Three types of intranet communication
As a fundamental purpose of intranets, communication has a vital role to play in the ongoing development and success of a site. But understanding how an intranet can perform as a useful communication platform is often lacking.
This article will explore three types of communication that can be found or deployed on an intranet. There are many others too.
- What’s happening in the business?
- What’s the leadership team focusing on?
- What are my colleagues working on?
These are just some of the key questions staff ask and expect to see answered via platform like the intranet. Yet often such information is communicated infrequently or not at all.
With less resources and time, and more remote offices and home-workers in businesses, there’s an ever-increasing need for communication via the intranet. But there’s also a balance to be found. Too much information can cause information overload, and too much irrelevant information can be as frustrating as no communication at all.
Time and time again in research projects, interviewees will say, ‘I only want to see information that’s relevant to me’, but this will also be contradicted by a desire to know what’s happening in the business.
In reality, it’s not feasible for all intranet content to be 100% tailored to each individual’s needs and requirements all the time.

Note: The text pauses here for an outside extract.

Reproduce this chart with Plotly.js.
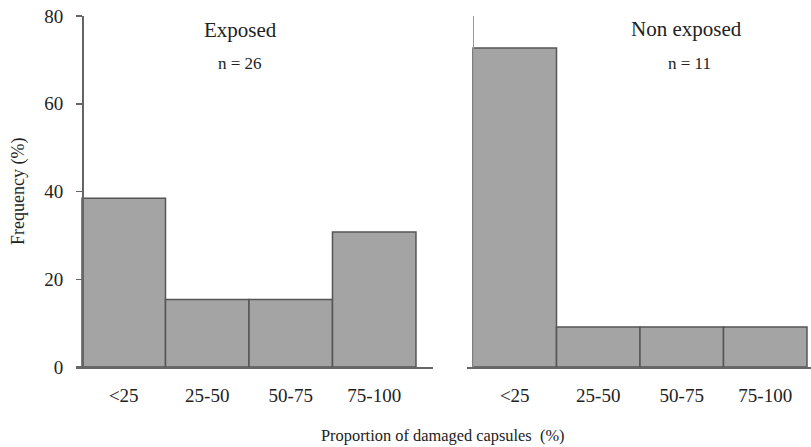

There’s a legitimate need for ‘global’ business communication as much as for local and team-oriented business communication.
Therefore, the ambition should be to find the balance between communication types on the site, and emphasise aspects that are more individually tailored.
Global communication is business-wide: the CEO’s message, column or even blog, the main corporate news bulletins and more. This is traditional, top-down communication, organised (and often written) by the internal communication team. This type of communication will always have a place on the intranet, but it’s usually over-emphasised, and dominates communication.
‘Local’ communication is targeted to local or specific areas of a business. This might be a regional office or department, or one level of a business such as retail stores. It can be generated by the internal communication team, other departments such as Sales, IT or HR, and also often by employees themselves via a ‘submit news’ feature or similar.
Local communication can be anything from specific training programs coming to a region, office or job-type, other business-oriented events and happenings, to much more socially-oriented information such as a charity bike ride in the area and more. This type of information is usually much more useful to individual users than global communication.
With the increasing use of social media tools in businesses, employee-to-employee communication is becoming more and more familiar in intranet design.
Publicising the latest discussion threads from employee forums and enabling employees to embed their own feeds into a specific section of the intranet is increasingly popular.
Finding the right communications mix
Primary focus should be on the needs and requirements of employees, but businesses will always require a global communication channel too. Finding the right balance of frequency and display priority for each type of communication is vital for intranet success.